▸ **STATED PROBLEM**: Find and copy lines holding "this".

Entries from a dataset:
----

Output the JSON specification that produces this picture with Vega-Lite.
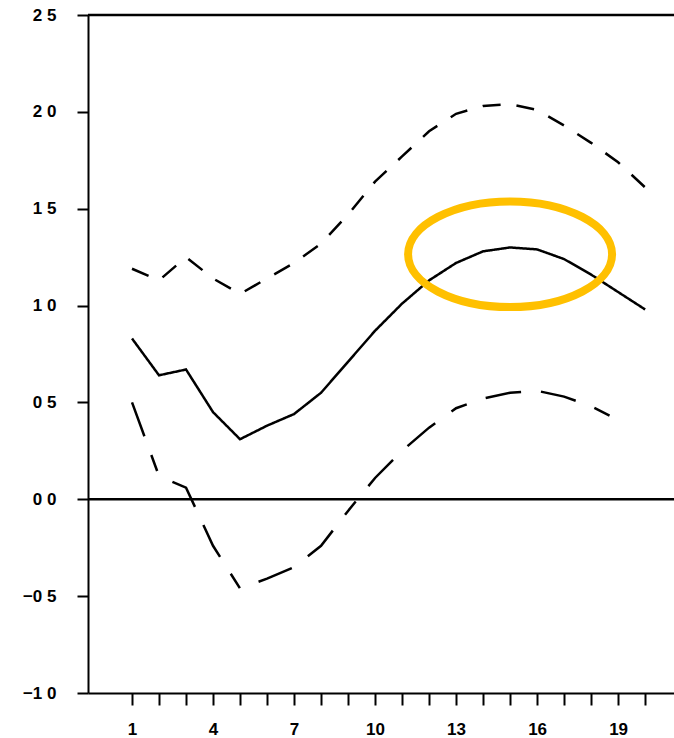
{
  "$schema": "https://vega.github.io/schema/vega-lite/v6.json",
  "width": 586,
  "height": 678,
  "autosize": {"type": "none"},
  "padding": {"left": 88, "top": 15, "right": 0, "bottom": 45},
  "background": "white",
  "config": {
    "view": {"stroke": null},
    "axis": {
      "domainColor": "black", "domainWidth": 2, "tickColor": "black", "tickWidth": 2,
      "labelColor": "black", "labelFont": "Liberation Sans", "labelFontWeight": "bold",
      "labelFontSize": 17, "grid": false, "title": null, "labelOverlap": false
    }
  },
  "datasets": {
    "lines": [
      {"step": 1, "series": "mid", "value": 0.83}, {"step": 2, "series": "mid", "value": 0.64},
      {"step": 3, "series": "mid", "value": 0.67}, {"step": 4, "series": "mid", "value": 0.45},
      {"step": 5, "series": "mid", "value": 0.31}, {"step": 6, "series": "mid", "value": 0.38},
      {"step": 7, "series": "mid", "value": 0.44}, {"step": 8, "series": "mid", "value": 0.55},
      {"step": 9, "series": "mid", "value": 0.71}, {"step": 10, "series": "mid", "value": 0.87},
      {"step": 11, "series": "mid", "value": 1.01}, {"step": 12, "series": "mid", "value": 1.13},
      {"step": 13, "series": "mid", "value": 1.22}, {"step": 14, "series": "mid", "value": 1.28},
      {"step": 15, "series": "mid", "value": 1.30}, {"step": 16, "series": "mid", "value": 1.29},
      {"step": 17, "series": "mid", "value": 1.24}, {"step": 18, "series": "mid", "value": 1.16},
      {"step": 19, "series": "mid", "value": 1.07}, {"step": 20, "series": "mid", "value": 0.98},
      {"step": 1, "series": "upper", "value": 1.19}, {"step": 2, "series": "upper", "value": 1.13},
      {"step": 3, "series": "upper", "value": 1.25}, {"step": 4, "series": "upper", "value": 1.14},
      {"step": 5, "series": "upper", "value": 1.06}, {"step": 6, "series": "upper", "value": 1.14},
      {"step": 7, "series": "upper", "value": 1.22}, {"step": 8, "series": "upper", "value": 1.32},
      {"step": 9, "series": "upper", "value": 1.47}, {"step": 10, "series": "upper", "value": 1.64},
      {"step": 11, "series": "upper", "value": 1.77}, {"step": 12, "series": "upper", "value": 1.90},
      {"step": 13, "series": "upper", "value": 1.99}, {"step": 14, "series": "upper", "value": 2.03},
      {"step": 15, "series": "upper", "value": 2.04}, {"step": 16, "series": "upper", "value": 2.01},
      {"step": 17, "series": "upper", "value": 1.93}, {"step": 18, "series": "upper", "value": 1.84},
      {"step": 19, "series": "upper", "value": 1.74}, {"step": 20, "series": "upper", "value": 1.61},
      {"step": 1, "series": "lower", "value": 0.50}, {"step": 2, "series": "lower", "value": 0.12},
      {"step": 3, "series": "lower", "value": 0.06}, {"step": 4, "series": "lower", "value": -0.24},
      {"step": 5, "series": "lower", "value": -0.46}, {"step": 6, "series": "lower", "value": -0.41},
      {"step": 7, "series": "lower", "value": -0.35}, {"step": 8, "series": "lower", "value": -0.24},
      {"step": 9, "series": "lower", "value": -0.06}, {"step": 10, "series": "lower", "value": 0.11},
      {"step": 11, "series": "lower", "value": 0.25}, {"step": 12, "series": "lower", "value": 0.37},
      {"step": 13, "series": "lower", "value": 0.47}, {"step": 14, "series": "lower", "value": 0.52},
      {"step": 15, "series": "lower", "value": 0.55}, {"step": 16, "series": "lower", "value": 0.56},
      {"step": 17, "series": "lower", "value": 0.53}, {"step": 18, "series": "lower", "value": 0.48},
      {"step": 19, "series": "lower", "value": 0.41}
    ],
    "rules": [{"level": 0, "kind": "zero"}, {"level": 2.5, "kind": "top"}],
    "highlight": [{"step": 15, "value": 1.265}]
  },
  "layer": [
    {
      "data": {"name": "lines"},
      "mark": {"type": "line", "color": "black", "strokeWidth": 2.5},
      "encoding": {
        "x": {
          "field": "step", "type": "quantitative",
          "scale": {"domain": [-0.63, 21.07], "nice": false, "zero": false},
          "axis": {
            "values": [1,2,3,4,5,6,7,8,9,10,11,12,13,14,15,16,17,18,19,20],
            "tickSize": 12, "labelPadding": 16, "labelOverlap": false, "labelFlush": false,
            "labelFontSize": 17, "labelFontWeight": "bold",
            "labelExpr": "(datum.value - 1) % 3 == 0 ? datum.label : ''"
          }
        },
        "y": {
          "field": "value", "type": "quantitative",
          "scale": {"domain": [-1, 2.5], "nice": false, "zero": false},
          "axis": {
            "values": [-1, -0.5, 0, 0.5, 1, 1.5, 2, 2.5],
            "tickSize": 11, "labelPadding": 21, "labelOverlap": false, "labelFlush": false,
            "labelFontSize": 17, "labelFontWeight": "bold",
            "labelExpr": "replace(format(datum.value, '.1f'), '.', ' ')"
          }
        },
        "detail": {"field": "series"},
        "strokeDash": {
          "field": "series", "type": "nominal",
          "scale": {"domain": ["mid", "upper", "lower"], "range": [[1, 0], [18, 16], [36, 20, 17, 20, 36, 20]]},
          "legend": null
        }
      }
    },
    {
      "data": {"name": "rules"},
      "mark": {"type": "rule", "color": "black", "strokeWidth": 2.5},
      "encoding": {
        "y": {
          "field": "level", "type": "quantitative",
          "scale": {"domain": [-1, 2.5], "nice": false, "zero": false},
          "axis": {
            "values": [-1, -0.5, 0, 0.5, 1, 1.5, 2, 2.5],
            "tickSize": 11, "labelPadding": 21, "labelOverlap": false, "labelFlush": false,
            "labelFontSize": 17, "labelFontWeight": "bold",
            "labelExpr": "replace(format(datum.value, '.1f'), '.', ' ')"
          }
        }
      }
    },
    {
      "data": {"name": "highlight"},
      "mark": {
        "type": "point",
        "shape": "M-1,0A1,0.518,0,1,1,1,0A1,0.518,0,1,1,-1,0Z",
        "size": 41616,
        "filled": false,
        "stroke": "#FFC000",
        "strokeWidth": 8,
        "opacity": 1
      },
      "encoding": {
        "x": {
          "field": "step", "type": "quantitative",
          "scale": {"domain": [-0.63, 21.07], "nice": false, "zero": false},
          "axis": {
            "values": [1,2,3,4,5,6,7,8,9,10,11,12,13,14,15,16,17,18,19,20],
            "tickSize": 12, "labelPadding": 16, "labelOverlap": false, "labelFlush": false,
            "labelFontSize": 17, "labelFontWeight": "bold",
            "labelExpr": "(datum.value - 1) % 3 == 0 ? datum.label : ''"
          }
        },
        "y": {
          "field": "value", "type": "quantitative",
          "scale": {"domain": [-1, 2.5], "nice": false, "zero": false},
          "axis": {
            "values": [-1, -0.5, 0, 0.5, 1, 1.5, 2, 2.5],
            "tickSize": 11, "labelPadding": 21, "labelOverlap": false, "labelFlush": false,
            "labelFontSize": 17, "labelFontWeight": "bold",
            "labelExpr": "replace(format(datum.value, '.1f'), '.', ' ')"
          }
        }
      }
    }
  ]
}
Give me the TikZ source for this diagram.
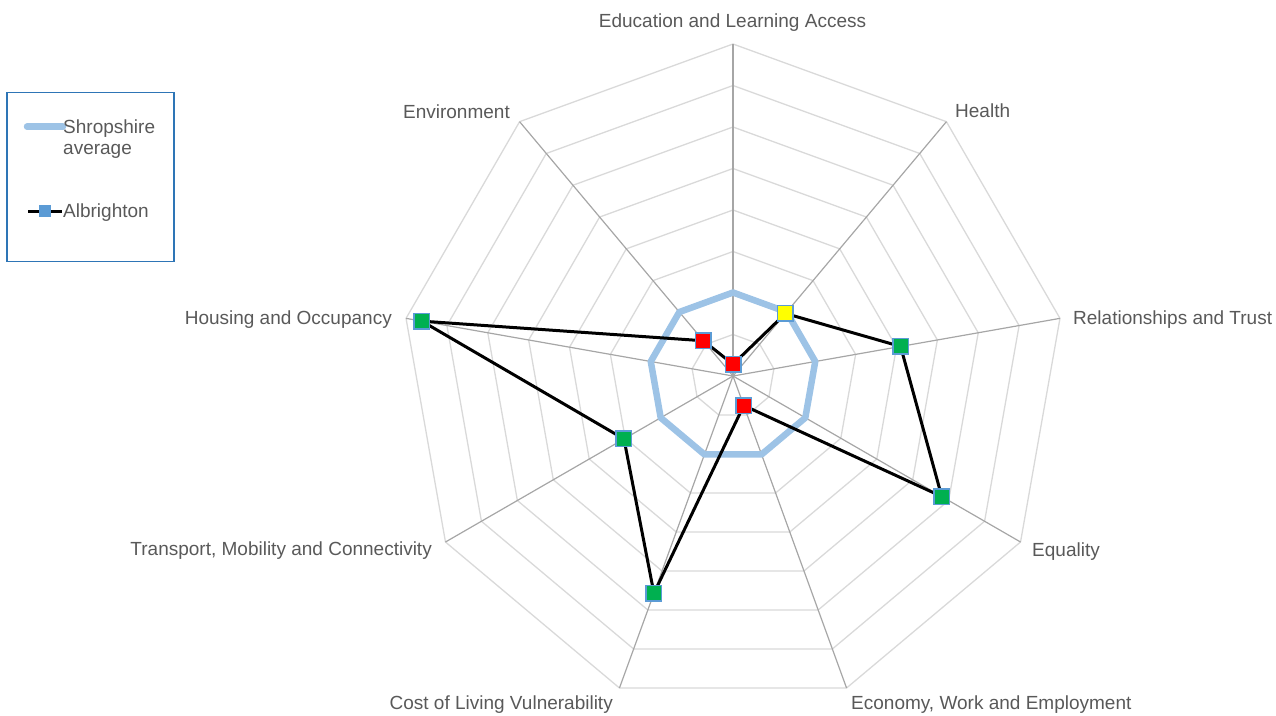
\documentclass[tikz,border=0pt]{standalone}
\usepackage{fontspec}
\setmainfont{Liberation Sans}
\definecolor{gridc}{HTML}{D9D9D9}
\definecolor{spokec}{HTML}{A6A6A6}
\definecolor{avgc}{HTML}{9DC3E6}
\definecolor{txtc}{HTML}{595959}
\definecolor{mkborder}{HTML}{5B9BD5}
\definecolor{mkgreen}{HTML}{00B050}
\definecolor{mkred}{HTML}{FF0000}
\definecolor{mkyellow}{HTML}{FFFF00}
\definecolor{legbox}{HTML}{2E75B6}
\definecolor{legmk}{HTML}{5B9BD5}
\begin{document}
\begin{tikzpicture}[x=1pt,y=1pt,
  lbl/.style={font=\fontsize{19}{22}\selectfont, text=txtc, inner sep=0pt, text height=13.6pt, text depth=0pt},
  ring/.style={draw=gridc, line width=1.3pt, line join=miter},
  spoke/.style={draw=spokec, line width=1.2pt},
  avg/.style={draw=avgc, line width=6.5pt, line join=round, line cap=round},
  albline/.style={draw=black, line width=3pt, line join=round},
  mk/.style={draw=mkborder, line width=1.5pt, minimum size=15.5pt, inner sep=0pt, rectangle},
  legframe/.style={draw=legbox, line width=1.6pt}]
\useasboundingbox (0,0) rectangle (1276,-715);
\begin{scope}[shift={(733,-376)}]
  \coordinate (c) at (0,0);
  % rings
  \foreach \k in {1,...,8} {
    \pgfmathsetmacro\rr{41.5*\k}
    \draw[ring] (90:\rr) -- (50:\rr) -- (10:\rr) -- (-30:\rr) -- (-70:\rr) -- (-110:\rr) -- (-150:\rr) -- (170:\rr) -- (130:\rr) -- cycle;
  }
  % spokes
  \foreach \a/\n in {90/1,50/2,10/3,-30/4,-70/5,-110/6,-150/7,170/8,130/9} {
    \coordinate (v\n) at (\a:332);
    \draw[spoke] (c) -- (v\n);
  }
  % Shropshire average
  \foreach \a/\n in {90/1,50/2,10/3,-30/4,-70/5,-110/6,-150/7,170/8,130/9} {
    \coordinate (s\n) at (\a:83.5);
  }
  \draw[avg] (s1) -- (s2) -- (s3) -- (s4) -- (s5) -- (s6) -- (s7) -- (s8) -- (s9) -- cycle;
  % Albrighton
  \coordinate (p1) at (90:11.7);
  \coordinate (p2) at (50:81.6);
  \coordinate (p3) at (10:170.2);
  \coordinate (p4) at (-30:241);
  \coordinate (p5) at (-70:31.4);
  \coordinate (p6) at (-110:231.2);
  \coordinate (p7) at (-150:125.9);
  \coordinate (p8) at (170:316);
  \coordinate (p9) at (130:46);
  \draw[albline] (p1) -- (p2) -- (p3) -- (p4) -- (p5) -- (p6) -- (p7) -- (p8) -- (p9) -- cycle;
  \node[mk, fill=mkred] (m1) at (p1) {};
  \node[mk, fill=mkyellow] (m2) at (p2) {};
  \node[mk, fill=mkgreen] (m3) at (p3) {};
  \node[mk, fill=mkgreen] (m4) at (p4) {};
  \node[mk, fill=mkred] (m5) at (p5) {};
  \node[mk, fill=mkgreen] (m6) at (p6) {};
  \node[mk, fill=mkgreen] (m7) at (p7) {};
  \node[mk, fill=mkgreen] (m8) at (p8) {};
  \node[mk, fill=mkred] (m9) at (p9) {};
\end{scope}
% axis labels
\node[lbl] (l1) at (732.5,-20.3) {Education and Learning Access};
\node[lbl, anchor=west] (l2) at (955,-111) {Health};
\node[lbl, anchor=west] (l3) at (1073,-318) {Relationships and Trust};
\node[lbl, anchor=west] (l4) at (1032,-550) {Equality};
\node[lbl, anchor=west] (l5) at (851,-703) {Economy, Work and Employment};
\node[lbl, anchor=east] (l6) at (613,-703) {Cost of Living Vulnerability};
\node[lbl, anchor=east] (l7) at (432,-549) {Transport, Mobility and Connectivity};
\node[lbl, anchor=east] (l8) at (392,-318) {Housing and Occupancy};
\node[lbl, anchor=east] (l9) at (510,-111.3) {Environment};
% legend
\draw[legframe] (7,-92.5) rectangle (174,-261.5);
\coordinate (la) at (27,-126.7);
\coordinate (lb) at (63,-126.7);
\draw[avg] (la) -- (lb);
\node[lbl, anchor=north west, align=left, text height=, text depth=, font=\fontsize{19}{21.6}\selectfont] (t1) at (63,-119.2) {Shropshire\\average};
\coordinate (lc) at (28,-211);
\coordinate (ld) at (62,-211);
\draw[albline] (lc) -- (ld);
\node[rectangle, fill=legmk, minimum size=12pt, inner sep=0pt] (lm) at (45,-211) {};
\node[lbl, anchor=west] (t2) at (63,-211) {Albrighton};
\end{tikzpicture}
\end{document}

----

▸ **EXERCISE RESPONSE**:
Output the JSON specification that produces this picture with Vega-Lite.
Give me the TikZ source for this diagram.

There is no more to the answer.